Friday, April 18, 2008

"Spirit of Dialogue" by Chris Okonkwo


A Spirit of Dialogue: Incarnations of Ogbanje, the Born-to-Die, in African American Literature, has just come hot off the press from the University of Tennessee Press. The author is Chris Okonkwo, my longtime friend and, without equivocation, one of the sharpest literary scholars of my generation. His critical clarity and profound mastery of issues in African and African American literature and literary theory, is incomparable. And I recommend this book to anyone with serious interest in contemporary literature, but especially in the ways some crucial African concepts and ideas--in this case, the phenomenon of Ogbanje or Abiku--motivate and are insinuated in the formal style and narrative structure of work by influential African American writers. If I must entice you, here is a little detail from the publisher:

A Spirit of Dialogue focuses on the sometimes neglected and understudied works of four canonical African American writers: Octavia E. Butler's Wild Seed and Mind of My Mind, Tananarive Due's The Between, John Edgar Wideman's The Cattle Killing, and Toni Morrison's Sula and Beloved.

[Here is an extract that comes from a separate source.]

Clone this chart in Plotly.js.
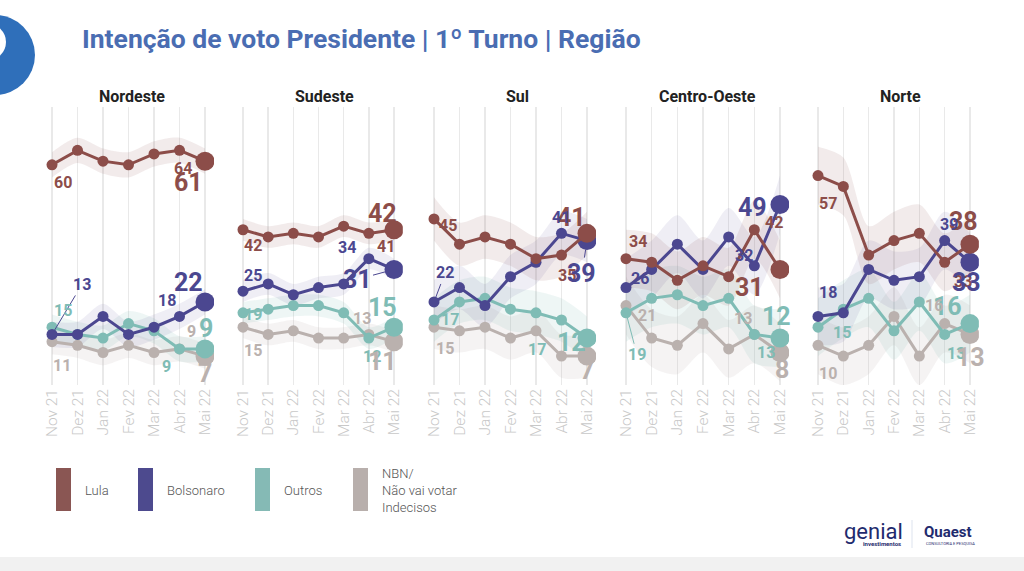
<!DOCTYPE html>
<html><head><meta charset="utf-8">
<script src="https://cdn.plot.ly/plotly-3.0.1.min.js"></script>
<style>html,body{margin:0;padding:0;background:#fff;overflow:hidden}#chart{width:1024px;height:571px}</style>
</head><body><div id="chart"></div><script>
// ---------- DATA ----------
const months = ['Nov 21','Dez 21','Jan 22','Fev 22','Mar 22','Abr 22','Mai 22'];
const regions = ['Nordeste','Sudeste','Sul','Centro-Oeste','Norte'];
const seriesNames = ['Lula','Bolsonaro','Outros','NBN'];
const legendLabels = ['Lula','Bolsonaro','Outros','NBN/<br>Não vai votar<br>Indecisos'];

const lulaNordeste      = [60,64,61,60,63,64,61];
const bolsonaroNordeste = [13,13,18,13,15,18,22];
const outrosNordeste    = [15,13,12,16,14,9,9];
const nbnNordeste       = [11,10,8,10,8,9,7];

const lulaSudeste      = [42,40,41,40,43,41,42];
const bolsonaroSudeste = [25,27,24,26,27,34,31];
const outrosSudeste    = [19,20,21,21,19,12,15];
const nbnSudeste       = [15,13,14,12,12,13,11];

const lulaSul      = [45,38,40,38,34,35,41];
const bolsonaroSul = [22,26,21,29,33,41,39];
const outrosSul    = [17,22,23,20,19,17,12];
const nbnSul       = [15,14,15,12,14,7,7];

const lulaCentroOeste      = [34,33,28,32,29,42,31];
const bolsonaroCentroOeste = [26,31,38,31,40,32,49];
const outrosCentroOeste    = [19,23,24,21,23,13,12];
const nbnCentroOeste       = [21,12,10,16,9,13,8];

const lulaNorte      = [57,54,35,39,41,33,38];
const bolsonaroNorte = [18,19,31,28,29,39,33];
const outrosNorte    = [15,20,23,14,22,13,16];
const nbnNorte       = [10,7,10,18,7,16,13];

const errorMargins = [3.5, 3, 6, 8, 8]; // per region

// ---------- STYLE / LAYOUT CONFIG ----------
const W = 1024, H = 571;
const colors = {Lula:'#8c4d49', Bolsonaro:'#4b4790', Outros:'#7fbcb5', NBN:'#bab1ae'};
const bandColors = {Lula:'rgba(140,77,73,0.11)', Bolsonaro:'rgba(75,71,144,0.09)', Outros:'rgba(127,188,181,0.13)', NBN:'rgba(186,177,174,0.15)'};
const legendColors = {Lula:'#8a5653', Bolsonaro:'#4d4a8e', Outros:'#85bab5', NBN:'#b8afac'};
const dataByRegion = [
  [lulaNordeste, bolsonaroNordeste, outrosNordeste, nbnNordeste],
  [lulaSudeste, bolsonaroSudeste, outrosSudeste, nbnSudeste],
  [lulaSul, bolsonaroSul, outrosSul, nbnSul],
  [lulaCentroOeste, bolsonaroCentroOeste, outrosCentroOeste, nbnCentroOeste],
  [lulaNorte, bolsonaroNorte, outrosNorte, nbnNorte]
];
const novPx = [52,243,434,626,818], maiPx = [205,394,587,780,970];
const titlePx = [132,324,517,707,900];
const yTopPx = 107, yBotPx = 385;
// label offsets [dx, dy(screen down), arrow?] for Nov, Abr, Mai
const labelOffsets = [
  { Lula:[[11,18],[3,18],[-17,21]], Bolsonaro:[[30,-50,1],[-13,-16],[-17,-19]], Outros:[[11,-17],[-13,18],[1,-20]], NBN:[[10,24],[12,-17],[0,17]] },
  { Lula:[[10,16],[17,13],[-12,-16]], Bolsonaro:[[10,-16],[-22,-11],[-37,10,1]], Outros:[[10,2],[3,18],[-12,-20]], NBN:[[10,23],[-7,-16],[-12,20]] },
  { Lula:[[14,7],[6,20],[-15,-16]], Bolsonaro:[[11,-29,1],[0,-16],[-5,33,1]], Outros:[[16,-1],[-24,29],[-15,4]], NBN:[[11,21],null,[0,14]] },
  { Lula:[[12,-17],[20,-7],[-30,18]], Bolsonaro:[[14,-9],[-10,-10],[-27,3]], Outros:[[11,42,1],[12,18],[-3,-22]], NBN:[[21,10],[-11,-16],[2,17]] },
  { Lula:[[10,28],[18,19],[-7,-23]], Bolsonaro:[[10,-24],[4,-16],[-4,20]], Outros:[[24,5],[11,19],[-23,-17]], NBN:[[10,28],[-11,-18],[0,23]] }
];
const FONT = 'Roboto, "Open Sans", sans-serif';

const px2x = p => p / W;
const px2y = p => 1 - p / H;

const traces = [];
const annotations = [];
const shapes = [];
const layout = {
  width: W, height: H, margin:{l:0,r:0,t:0,b:0},
  paper_bgcolor:'#fff', plot_bgcolor:'rgba(0,0,0,0)', showlegend:false,
  font:{family:FONT}
};

function paperText(xp, yp, text, font, xanchor, extra) {
  annotations.push(Object.assign({xref:'paper', yref:'paper', x:px2x(xp), y:px2y(yp), text:text,
    showarrow:false, xanchor:xanchor||'center', yanchor:'middle', font:font}, extra||{}));
}

const xIdx = months.map((m,i)=>i);
const drawOrder = [3,2,1,0]; // NBN, Outros, Bolsonaro, Lula

regions.forEach((reg, r) => {
  const ax = r===0 ? '' : String(r+1);
  const unit = (maiPx[r]-novPx[r])/6;
  const pad = 0.35;
  layout['xaxis'+ax] = {
    domain:[px2x(novPx[r]-pad*unit), px2x(maiPx[r]+pad*unit)],
    range:[-pad, 6+pad], anchor:'y'+ax,
    tickmode:'array', tickvals:xIdx, ticktext:months, tickangle:-90,
    tickfont:{size:15.5, color:'#c8c8c8', family:FONT, weight:300},
    showgrid:true, gridcolor:'#e9e9e9', gridwidth:1.5,
    zeroline:false, showline:false, ticks:'', fixedrange:true
  };
  layout['yaxis'+ax] = {
    domain:[px2y(yBotPx), px2y(yTopPx)], range:[-1,76], anchor:'x'+ax,
    showgrid:false, zeroline:false, showticklabels:false, showline:false, fixedrange:true
  };
  const xr = 'x'+ax, yr = 'y'+ax;
  const m = errorMargins[r];
  // bands
  drawOrder.forEach(s => {
    const name = seriesNames[s];
    const vals = dataByRegion[r][s];
    traces.push({x:xIdx, y:vals.map(v=>v+m), xaxis:xr, yaxis:yr, mode:'lines',
      line:{width:0, shape:'spline', smoothing:0.8}, hoverinfo:'skip'});
    traces.push({x:xIdx, y:vals.map(v=>v-m), xaxis:xr, yaxis:yr, mode:'lines', fill:'tonexty',
      fillcolor:bandColors[name], line:{width:0, shape:'spline', smoothing:0.8}, hoverinfo:'skip'});
  });
  // lines
  drawOrder.forEach(s => {
    const name = seriesNames[s];
    const vals = dataByRegion[r][s];
    traces.push({x:xIdx, y:vals, xaxis:xr, yaxis:yr, mode:'lines+markers', name:name,
      line:{color:colors[name], width:3},
      marker:{color:colors[name], opacity:1, line:{width:0},
        size:vals.map((v,i)=> i===vals.length-1 ? 19 : 11)}});
  });
  // labels
  seriesNames.forEach((name, s) => {
    const vals = dataByRegion[r][s];
    const idxs = [0,5,6];
    labelOffsets[r][name].forEach((off, k) => {
      if (!off) return;
      const i = idxs[k];
      const big = i===6;
      const a = {xref:xr, yref:yr, x:i, y:vals[i], text:String(vals[i]), xanchor:'center', yanchor:'middle',
        font:{family:FONT, size: big?25:16, color:colors[name], weight:700}};
      if (off[2]) {
        Object.assign(a, {showarrow:true, ax:off[0], ay:off[1], arrowhead:0, arrowwidth:1, arrowcolor:colors[name], standoff: big?9:5});
      } else {
        Object.assign(a, {showarrow:false, xshift:off[0], yshift:-off[1]});
      }
      annotations.push(a);
    });
  });
  // panel title
  paperText(titlePx[r], 97, '<b>'+reg+'</b>', {size:16, color:'#222', family:FONT});
});

// Title
paperText(80, 39, '<b>Intenção de voto Presidente | 1º Turno | Região</b>', {size:26.5, color:'#4a6db2', family:FONT}, 'left');

// Decorative ring at left
shapes.push({type:'circle', xref:'paper', yref:'paper', x0:px2x(-45), x1:px2x(35), y0:px2y(95), y1:px2y(15),
  fillcolor:'#2f6fba', line:{width:0}});
shapes.push({type:'circle', xref:'paper', yref:'paper', x0:px2x(-30), x1:px2x(6), y0:px2y(60), y1:px2y(24),
  fillcolor:'#ffffff', line:{width:0}});

// Legend
const legX = [56,138,255,353];
seriesNames.forEach((name,s) => {
  shapes.push({type:'rect', xref:'paper', yref:'paper', x0:px2x(legX[s]), x1:px2x(legX[s]+15),
    y0:px2y(511), y1:px2y(468), fillcolor:legendColors[name], line:{width:0}});
  paperText(legX[s]+27, 490, legendLabels[s], {size:13, color:'#555', family:FONT, weight:300}, 'left', {align:'left'});
});

// Bottom strip and logos
shapes.push({type:'rect', xref:'paper', yref:'paper', x0:0, x1:1, y0:0, y1:px2y(557), fillcolor:'#f1f1f1', line:{width:0}, layer:'below'});
shapes.push({type:'line', xref:'paper', yref:'paper', x0:px2x(912), x1:px2x(912), y0:px2y(520), y1:px2y(548), line:{color:'#dde3ee', width:1}});
paperText(873, 531, 'genial', {size:22, color:'#1f2b6e', family:FONT});
paperText(882, 543, '<b>investimentos</b>', {size:6, color:'#1f2b6e', family:FONT});
paperText(948, 532, '<b>Quaest</b>', {size:15, color:'#1f2b6e', family:FONT});
paperText(950, 543, 'CONSULTORIA E PESQUISA', {size:4, color:'#1f2b6e', family:FONT});

layout.annotations = annotations;
layout.shapes = shapes;
Plotly.newPlot('chart', traces, layout, {displayModeBar:false, staticPlot:true});
</script></body></html>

Okonkwo demonstrates persuasively how the mythic spirit child informs the content and form of these novels, offering Butler, Due, Wideman, and Morrison a non-occidental “code” by which to engage collectively with the various issues integral to the history experience of African-descended people. The paradigm functions, then, as the nexus of a life-affirmative dialogue among the six novels, as well as between them and other works of African religious and literary imagination, particularly Things Fall Apart and Ben Okri's The Famished Road.

1 comment:

Anonymous said...

While I have not read this book yet-- it is on order-- I am finishing a class with Dr. Okonkwo on African American Literature, Critical Theory: Blues and Jazz Theory.If this book is as well written as he taught his class, then this book will both inspire and enrich. I have never learned more in one semester than I have in his class. The way he makes he makes connections, sometimes unseen by the student at first, and leads the class to realization is incredible. Just as incredible is his way of giving these texts, theories, and ideas a since of life, that they belong to the people for which they're about. In his ability to do this I've come out of his class with not just knowledge but a greater sense of empathy-- important considering the events that have happened in Missouri this past year. Finally, I'm also a student studying philosophy with a focus on issues of identity; however, I have learned more about the complexities of identity in Dr. Okonkwo's class than in any analytic philosophy course. So, while not having read this book yet, I already recommend it.